As the ongoing support manager at Lakeside HOPE House in Downtown Guelph, Bang Ly greets everyone who passes with a great big smile, and the odd hug.
“For me, it’s about meeting people where they are,” Ly said.
“And where they are could mean so many different things. They may have just arrived in Guelph, or they may be just coming off a high. Maybe they have just been evicted. And this is always variable, minute by minute. A big part of my job is providing immediate counselling and support with things people need, like food and clothing.”
A typical day is never the same for Ly.
“There is never a slow day, but that suits me fine. It’s a big job, but I’m happy to fill it,” he said.
HOPE House provides front-line poverty relief and social assistance in the Guelph community through immediate and ongoing support. It's located within the downtown core at 10 Cork St. E., which helps the organization meet many inner-city needs.
Along with budgeting and administration, Ly manages all of the programming in the building. This includes immediate crisis counselling and aid with emergency food and clothing. The Healthy Living Club helps people learn new life skills such as cooking and other programs include, literature appreciation, employment support, music arts, acupuncture and fitness programs.
“We have our own haircutting salon which has become such a big part of the community here and it’s only $3 a cut. The food market is a dignity-based system where they receive points based on how many live in their home and they are able to receive items that they actually need,” Ly said.
“Much of our food is donated and we also have a plot of land at the Ignatius Farm. I say to everyone, we will never turn you away from food or clothing.”
A big part of being at HOPE House for Ly, is to promote dignity.
“We also have a clothing market which functions the much like the food market and we offer trans friendly options as well,” Ly said.
HOPE House operates and advocates on the belief that poverty, food insecurity, inequality, health and community are all interconnected.
Services and programs challenge the stigmas surrounding poverty and allow community members to maintain their dignity and choice, while also providing them with tactile skills to help them develop within a community environment.
It is not about a hand-out but rather offering people a hand-up, creating long-term skills that facilitate self-sufficiency according the HOPE House.
Ly, 38, has been employed with the HOPE House since April.
With a background in social work, he has worked with Second Chance Employment, a detention centre and he has also worked as program facilitator and case manager at Ontario Works in Waterloo Region.

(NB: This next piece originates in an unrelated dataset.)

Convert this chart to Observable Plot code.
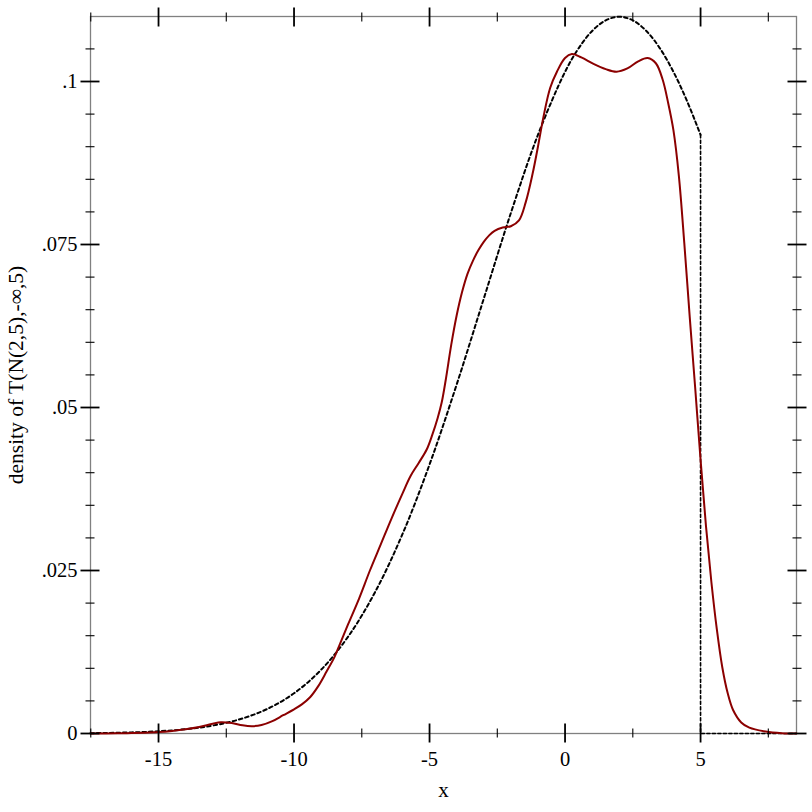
<!DOCTYPE html>
<html><head><meta charset="utf-8">
<script src="https://cdn.jsdelivr.net/npm/d3@7"></script>
<script src="https://cdn.jsdelivr.net/npm/@observablehq/plot@0.6"></script>
<style>body{margin:0;background:#fff}</style>
</head><body><div id="chart"></div>
<script>
// Dashed curve: density of the truncated normal
const densX = [-17.51,-17,-16,-15,-14,-13,-12,-11,-10,-9,-8,-7,-6,-5,-4,-3,-2,-1,0,0.5,1,1.5,2,2.5,3,3.5,4,4.5,5];
const densY = [0.00005,0.00008,0.00017,0.00034,0.00066,0.00122,0.00218,0.00374,0.00617,0.00978,0.01488,0.02176,0.03057,0.04126,0.05351,0.06668,0.07983,0.09182,0.10148,0.10509,0.10775,0.10938,0.10993,0.10938,0.10775,0.10509,0.10148,0.09701,0.09182];
// Dashed drop at the truncation point and flat tail
const dropX = [5, 5, 8.54];
const dropY = [0.09182, 0, 0];
// Red curve: kernel density estimate of the sample
const kdeX = [-17.51,-16.5,-16,-15.5,-15,-14.5,-14,-13.5,-13,-12.7,-12.3,-11.9,-11.55,-11.2,-10.8,-10.4,-10,-9.7,-9.4,-9.1,-8.8,-8.5,-8.3,-8,-7.6,-7.2,-6.8,-6.4,-6,-5.7,-5.4,-5.1,-4.9,-4.7,-4.55,-4.4,-4.2,-4,-3.8,-3.6,-3.4,-3.2,-3,-2.8,-2.6,-2.3,-2,-1.7,-1.45,-1.2,-1,-0.8,-0.55,-0.3,0,0.25,0.6,1.05,1.5,1.9,2.3,2.7,3.05,3.35,3.6,3.8,4,4.2,4.4,4.6,4.8,5,5.2,5.4,5.6,5.8,6,6.2,6.5,6.8,7.4,8,8.54];
const kdeY = [0,0.00003,0.00006,0.00012,0.00022,0.0004,0.00065,0.001,0.0015,0.00173,0.0016,0.00125,0.00112,0.0013,0.0019,0.0028,0.0037,0.0045,0.0056,0.0073,0.0095,0.0118,0.0138,0.0168,0.0207,0.025,0.029,0.033,0.0368,0.0395,0.0415,0.0436,0.0458,0.0484,0.0508,0.0543,0.0596,0.0641,0.0677,0.0705,0.0725,0.0741,0.0754,0.0764,0.0771,0.0776,0.0778,0.0787,0.0815,0.0858,0.09,0.0945,0.099,0.1015,0.1036,0.1042,0.1037,0.1027,0.1019,0.1015,0.102,0.1031,0.1036,0.1028,0.1003,0.0968,0.0925,0.0855,0.0752,0.0639,0.0531,0.042,0.0318,0.0232,0.016,0.0102,0.0062,0.0036,0.0017,0.0009,0.0003,0.00005,0];

const xMajor = [-15, -10, -5, 0, 5];
const xLabels = ["-15", "-10", "-5", "0", "5"];
const xMinor = [-17.5, -12.5, -7.5, -2.5, 2.5, 7.5];
const yMajor = [0, 0.025, 0.05, 0.075, 0.1];
const yLabels = ["0", ".025", ".05", ".075", ".1"];
const yMinor = [0.005,0.01,0.015,0.02,0.03,0.035,0.04,0.045,0.055,0.06,0.065,0.07,0.08,0.085,0.09,0.095,0.105];
const xTitle = "x";
const yTitle = "density of T(N(2,5),-∞,5)";

const dens = densX.map((x, i) => ({x, y: densY[i]}));
const drop = dropX.map((x, i) => ({x, y: dropY[i]}));
const kde = kdeX.map((x, i) => ({x, y: kdeY[i]}));
const blank = () => "";

function tickAxes(vals, size, sw) {
  return [
    Plot.axisX(vals, {anchor: "bottom", tickSize: size * 2, dy: -size, tickFormat: blank, label: null, stroke: "#000", strokeWidth: sw}),
    Plot.axisX(vals, {anchor: "top", tickSize: size * 2, dy: size, tickFormat: blank, label: null, stroke: "#000", strokeWidth: sw})
  ];
}
function tickAxesY(vals, size, sw) {
  return [
    Plot.axisY(vals, {anchor: "left", tickSize: size * 2, dx: size, tickFormat: blank, label: null, stroke: "#000", strokeWidth: sw}),
    Plot.axisY(vals, {anchor: "right", tickSize: size * 2, dx: -size, tickFormat: blank, label: null, stroke: "#000", strokeWidth: sw})
  ];
}

const chart = Plot.plot({
  width: 812,
  height: 812,
  marginLeft: 90,
  marginRight: 16,
  marginTop: 16,
  marginBottom: 79,
  style: {fontFamily: "Liberation Serif", fontSize: "20.5px", background: "#fff", color: "#000"},
  x: {domain: [-17.51, 8.54]},
  y: {domain: [0, 0.10997]},
  marks: [
    Plot.frame({stroke: "#808080", strokeWidth: 1.3}),
    Plot.line(dens, {x: "x", y: "y", stroke: "#000", strokeWidth: 2, strokeDasharray: "3.5,3", curve: "catmull-rom"}),
    Plot.line(drop, {x: "x", y: "y", stroke: "#000", strokeWidth: 1.6, strokeDasharray: "3,2.5"}),
    Plot.line(kde, {x: "x", y: "y", stroke: "#8b0000", strokeWidth: 2, curve: "catmull-rom"}),
    ...tickAxes(xMajor, 9.5, 1.8),
    ...tickAxes(xMinor, 4.5, 1.1),
    ...tickAxesY(yMajor, 9.5, 1.8),
    ...tickAxesY(yMinor, 4.5, 1.1),
    Plot.axisX(xMajor, {anchor: "bottom", tickSize: 0, tickPadding: 18, fontSize: 20.5, tickFormat: d => xLabels[xMajor.indexOf(d)], label: null}),
    Plot.axisY(yMajor, {anchor: "left", tickSize: 0, tickPadding: 13, fontSize: 20.5, tickFormat: d => yLabels[yMajor.indexOf(d)], label: null}),
    Plot.text([xTitle], {frameAnchor: "bottom", dy: 63, fontSize: 21, text: d => d}),
    Plot.text([yTitle], {frameAnchor: "left", textAnchor: "middle", dx: -74, rotate: -90, fontSize: 21.5, text: d => d})
  ]
});
document.getElementById("chart").appendChild(chart);
</script>
</body></html>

“Being here at the HOPE House is probably the most satisfying job I’ve had in 20 years.”
And it shows.
His energy is contagious as everyone is eager to greet Ly, sit with him and offer a few stories from their day.
“It’s the team here. I’ve never been with a team so supportive and cohesive as we are here. Everyone is so strong, and I’ve never been let down,’ Ly said.
“With only three full-time staff members, other employees work about 20 hours a week. Everyone else is a volunteer. On any given day, we have people come and volunteer on reception, the food market and our breakfasts which are a great way to bring community together.”
The HOPE House also offers AA meetings, Public Health visits and tax accountant services.
In-house counselling is new and is now available every Tuesday.
During the holiday season, Christmas hampers will be prepared and a craft sale will also offer many affordable gently used and handmade items.
The annul Joy Home Tour, held in November, is the largest fundraiser of the year and raises about $110,000 annually.
A special part of Ly’s role is facilitating the ‘Circles’ program.
“This is where people from different socioeconomic sides of the spectrum will come together. They are matched together, and they learn from each other,” Ly sad.
The group meets every Thursday night, and everyone is welcome.
HOPE House has also extended its operating hours to 6 p.m. from 4:30 p.m. during the winter months.
“There’s just no housing in Guelph. And what many people don’t realize is that meth users use so that they can stay awake for four days. They have nowhere to stay so they need to stay awake,” Ly said.
“I’m so appreciative of this place. It’s safe and we never turn anyone away.”
For Ly, there is no better example of community and resilience than being at the HOPE House.
“People come here, and they find joy at times when they think they never could. Being able to comfort people when they are told they don’t belong, this is a privilege,” Ly said.
“It charges my batteries to see them have wins, and to be able to support them.”